Sports stars like Cristiano Ronaldo and Serena Williams are paid high wages partly because there is such a limited supply of people with that level of talent in their respective sports, meaning that there is high demand for their services. People are willing to pay high prices to watch them play live and through television subscriptions. They also help to sell lots of sportswear and other products.
Evaluation of free market capitalism
Empirical evidence from the last 100 years shows many of the benefits free markets can bring to societies whose economies are based on capitalist principles. The economic success of the United States is often held up as a model of this and in more recent times the adoption markets in China have shown how it can lead to rising prosperity in the population in a relatively short period of time.
Free market capitalism does, however, have significant weaknesses in the form of market failures:
- Externalities
- Merit and demerit goods
- Public goods
- Common pool/access resources
- Asymmetric information
- Monopoly
- Inequity
These market failures are covered in Unit 2.8 of this textbook. Unit 2.8(1): Market Failure – Externalities
Command or planned economies
In planned or command economies the allocation of resources that takes place through the interaction of consumers and producers is replaced by the state. The private ownership of the factors of production is transferred to the government.

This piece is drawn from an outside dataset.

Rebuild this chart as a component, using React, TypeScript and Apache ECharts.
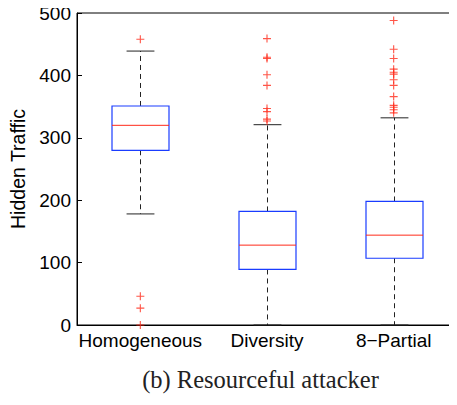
import React, { useEffect, useRef } from "react";
import * as echarts from "echarts";

const categories = ["Homogeneous", "Diversity", "8\u2212Partial"];
// [low whisker, q1, median, q3, high whisker]
const boxStats = [
  [178, 280, 320, 351, 439],
  [0, 89, 128, 182, 321],
  [0, 107, 144, 198, 332],
];
const outliersHomogeneous = [458, 46, 27, 0];
const outliersDiversity = [459, 429, 427, 401, 384, 347, 342, 330, 327];
const outliersPartial = [488, 442, 427, 410, 405, 402, 393, 384, 366, 352, 349, 345, 340];
const yTicks = [0, 100, 200, 300, 400, 500];

export default function App() {
  const ref = useRef<HTMLDivElement>(null);
  useEffect(() => {
    if (!ref.current) return;
    const chart = echarts.init(ref.current, undefined, { renderer: "svg" });
    const outlierData: number[][] = [];
    [outliersHomogeneous, outliersDiversity, outliersPartial].forEach((arr, i) =>
      arr.forEach((v) => outlierData.push([i, v]))
    );
    const font = "'Liberation Sans', Arial, Helvetica, sans-serif";
    chart.setOption({
      animation: false,
      grid: {
        left: 69,
        top: 13,
        right: -9.5,
        bottom: 80,
        show: true,
        borderColor: "#000",
        borderWidth: 1,
        backgroundColor: "transparent",
      },
      xAxis: {
        type: "category",
        data: categories,
        boundaryGap: true,
        axisLine: { lineStyle: { color: "#000", width: 1 } },
        axisTick: { show: false },
        axisLabel: { color: "#000", fontSize: 19, fontFamily: font, margin: 6, interval: 0 },
        splitLine: { show: false },
      },
      yAxis: {
        type: "value",
        min: 0,
        max: 500,
        interval: 100,
        name: "Hidden Traffic",
        nameLocation: "middle",
        nameGap: 49,
        nameTextStyle: { color: "#000", fontSize: 19.5, fontFamily: font },
        axisLine: { show: true, lineStyle: { color: "#000", width: 1 } },
        axisTick: { show: true, inside: true, length: 5, lineStyle: { color: "#000" } },
        axisLabel: {
          color: "#000",
          fontSize: 19,
          fontFamily: font,
          margin: 6,
          formatter: (v: number) => (yTicks.includes(v) ? String(v) : ""),
        },
        splitLine: { show: false },
      },
      series: [
        {
          type: "custom",
          data: boxStats.map((s, i) => [i, ...s]),
          encode: { x: 0, y: [1, 2, 3, 4, 5] },
          renderItem: (params: any, api: any) => {
            const idx = api.value(0);
            const low = api.coord([idx, api.value(1)]);
            const q1 = api.coord([idx, api.value(2)]);
            const med = api.coord([idx, api.value(3)]);
            const q3 = api.coord([idx, api.value(4)]);
            const high = api.coord([idx, api.value(5)]);
            const band = api.size([1, 0])[0];
            const bw = band * 0.45;
            const cw = band * 0.22;
            const x = Math.round(low[0]) + 0.5;
            const dash = { stroke: "#222", lineWidth: 1, lineDash: [5, 4] };
            return {
              type: "group",
              children: [
                { type: "line", shape: { x1: x, y1: q3[1], x2: x, y2: high[1] }, style: dash },
                { type: "line", shape: { x1: x, y1: q1[1], x2: x, y2: low[1] }, style: dash },
                { type: "line", shape: { x1: x - cw / 2, y1: high[1], x2: x + cw / 2, y2: high[1] }, style: { stroke: "#222", lineWidth: 1 } },
                { type: "line", shape: { x1: x - cw / 2, y1: low[1], x2: x + cw / 2, y2: low[1] }, style: { stroke: "#222", lineWidth: 1 } },
                {
                  type: "rect",
                  shape: { x: x - bw / 2, y: q3[1], width: bw, height: q1[1] - q3[1] },
                  style: { fill: "none", stroke: "#1a3cff", lineWidth: 1.2 },
                },
                { type: "line", shape: { x1: x - bw / 2, y1: med[1], x2: x + bw / 2, y2: med[1] }, style: { stroke: "#ff2a1a", lineWidth: 1 } },
              ],
            };
          },
          z: 2,
        },
        {
          type: "scatter",
          data: outlierData,
          symbol: "path://M0,4.3H10V5.7H0Z M4.3,0H5.7V10H4.3Z",
          symbolSize: 8,
          itemStyle: { color: "#ff2a1a" },
          z: 3,
        },
      ],
      graphic: [
        {
          type: "text",
          x: 260.5,
          y: 392,
          style: {
            text: "(b) Resourceful attacker",
            x: 0,
            y: 0,
            textAlign: "center",
            textVerticalAlign: "bottom",
            fill: "#222",
            font: "24.5px 'Liberation Serif', 'Times New Roman', serif",
          },
        },
      ],
    });
    return () => chart.dispose();
  }, []);
  return <div ref={ref} style={{ width: 457, height: 405, margin: -8 }} />;
}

What goods and services are produced?
In a planned economy the government or planning authority determines what is produced based on what they believe the people of their country want. In many of the Eastern European countries that adopted a command-type economic system for several decades in the 20th Century, the planners would decide what to produce based on household needs. This could be from the quantity of milk to the number of shoes they forecast the population would need.

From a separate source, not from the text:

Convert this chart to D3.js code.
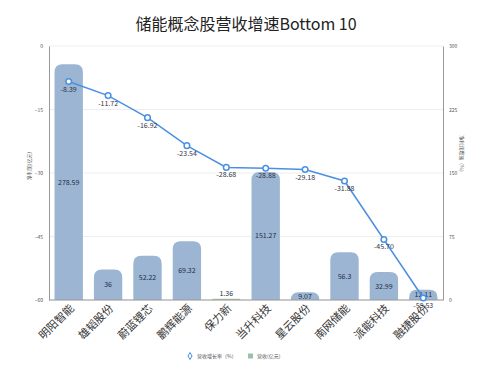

How are goods and services produced?
State-managed organisations produce goods and services in a command economy. Once the planners have forecasted the goods and services they need to produce, they then set production targets for industries which become targets for individual producers to achieve. The planners in the former Soviet Union would set industrial output objectives for clothing, and the state-managed enterprises would have to achieve these objectives. Producers were not incentivised by profit but by the desire to satisfy the planners.
Who the goods and services produced are distributed to?

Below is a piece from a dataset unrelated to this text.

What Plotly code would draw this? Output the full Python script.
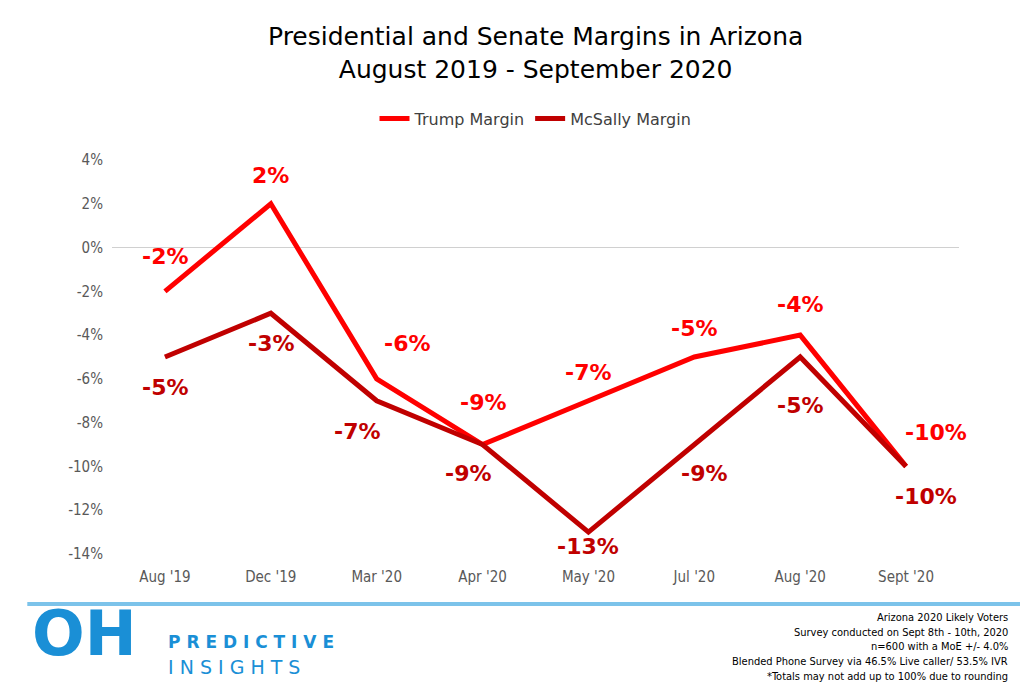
import plotly.graph_objects as go

months = ["Aug '19", "Dec '19", "Mar '20", "Apr '20", "May '20", "Jul '20", "Aug '20", "Sept '20"]
trump = [-2, 2, -6, -9, -7, -5, -4, -10]
mcsally = [-5, -3, -7, -9, -13, -9, -5, -10]
ytick_vals = [4, 2, 0, -2, -4, -6, -8, -10, -12, -14]
# label offsets in px (x, y)
trump_off = [(0, 35), (0, 28), (30, 35), (0, 42), (0, 28), (0, 29), (0, 31), (30, 34)]
mcsally_off = [(0, -30), (0, -30), (-20, -31), (-15, -29), (0, -14), (10, -29), (0, -48), (20, -30)]
footer = ["Arizona 2020 Likely Voters", "Survey conducted on Sept 8th - 10th, 2020",
          "n=600 with a MoE +/- 4.0%", "Blended Phone Survey via 46.5% Live caller/ 53.5% IVR",
          "*Totals may not add up to 100% due to rounding"]

RED = "#FF0000"
DARK = "#C00000"
BLUE = "#1a8fd6"
fig = go.Figure()
fig.add_trace(go.Scatter(x=months, y=trump, name="Trump Margin", mode="lines",
                         line=dict(color=RED, width=5)))
fig.add_trace(go.Scatter(x=months, y=mcsally, name="McSally Margin", mode="lines",
                         line=dict(color=DARK, width=5)))

for vals, offs, col in [(trump, trump_off, RED), (mcsally, mcsally_off, DARK)]:
    for m, v, (dx, dy) in zip(months, vals, offs):
        fig.add_annotation(x=m, y=v, text=f"<b>{v}%</b>", showarrow=False, xshift=dx, yshift=dy,
                           font=dict(size=22, color=col, family="DejaVu Sans"))

fig.add_annotation(xref="paper", yref="paper", x=0.5, y=1.0, yshift=140, yanchor="top",
                   text="Presidential and Senate Margins in Arizona<br>August 2019 - September 2020",
                   showarrow=False, font=dict(size=25, color="black", family="DejaVu Sans"))

for i, t in enumerate(footer):
    fig.add_annotation(xref="paper", yref="paper", xanchor="right", x=1.0, xshift=51,
                       y=0, yshift=-72 - 14.7 * i, text=t, showarrow=False,
                       font=dict(size=11, color="black", family="DejaVu Sans Condensed"))

fig.add_annotation(xref="paper", yref="paper", xanchor="left", x=0, xshift=-82, y=0, yshift=-118,
                   text="<b>OH</b>", showarrow=False,
                   font=dict(size=62, color=BLUE, family="DejaVu Sans"))
fig.add_annotation(xref="paper", yref="paper", xanchor="left", x=0, xshift=54, y=0, yshift=-100,
                   text="<b>P R E D I C T I V E</b>", showarrow=False,
                   font=dict(size=17, color=BLUE, family="DejaVu Sans"))
fig.add_annotation(xref="paper", yref="paper", xanchor="left", x=0, xshift=54, y=0, yshift=-126,
                   text="I N S I G H T S", showarrow=False,
                   font=dict(size=19, color=BLUE, family="DejaVu Sans"))

fig.add_shape(type="line", xref="paper", yref="paper", x0=-0.1, x1=1.08, y0=-0.127, y1=-0.127,
              line=dict(color="#7cc3ea", width=4))

fig.update_layout(
    width=1028, height=692, plot_bgcolor="white", paper_bgcolor="white",
    margin=dict(l=104, r=77, t=152, b=146, autoexpand=False),
    font=dict(family="DejaVu Sans", color="#595959", size=15),
    showlegend=True,
    legend=dict(orientation="h", x=0.5, xanchor="center", y=1.062, yanchor="bottom",
                font=dict(size=16, color="#404040")),
    xaxis=dict(type="category", range=[-0.5, 7.5], showgrid=False, showline=False, ticks="",
               ticklabelstandoff=12, automargin=False,
               tickfont=dict(size=15, family="DejaVu Sans Condensed")),
    yaxis=dict(range=[-14, 4], tickvals=ytick_vals, ticktext=[f"{v}%" for v in ytick_vals],
               showgrid=False, zeroline=True, automargin=False, ticklabelstandoff=8,
               zerolinecolor="#d0d0d0", zerolinewidth=1,
               tickfont=dict(size=15, family="DejaVu Sans Condensed")),
)
fig.write_html("out.html")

This was one of the most important aspects of the command system for former communist countries in Eastern Europe and Asia. A primary aim for these societies was equality in the distribution of goods and services. This could be expressed as one of socialism’s aims of greater income equality. Countries like the former USSR would focus their distribution of goods and services based on need rather than want. Everyone, for example, in the USSR should have a place to live, access to necessities such as food and clothing, along with the provision of education and healthcare for all.
Evaluation of planned or command economies
Empirical evidence suggests relatively poor economic performance in countries that have adopted a planned economic system such as in Eastern Europe up until the late 1980s. Nations like the former USSR, East Germany and Poland experienced a very slow improvement in household incomes and the overall quality of life of their populations. The weaknesses of planning can be looked at in three ways:
- It is very difficult for a government to efficiently plan the billions of resource allocation decisions that take place every day in an economy.
- Without the incentive to earn high incomes and profits individuals in a planned system are not as motivated to work as hard and innovate in the way they might do in a market system.
- Government-managed systems involve considerable bureaucracy in the management of state-run enterprises which reduces their efficiency.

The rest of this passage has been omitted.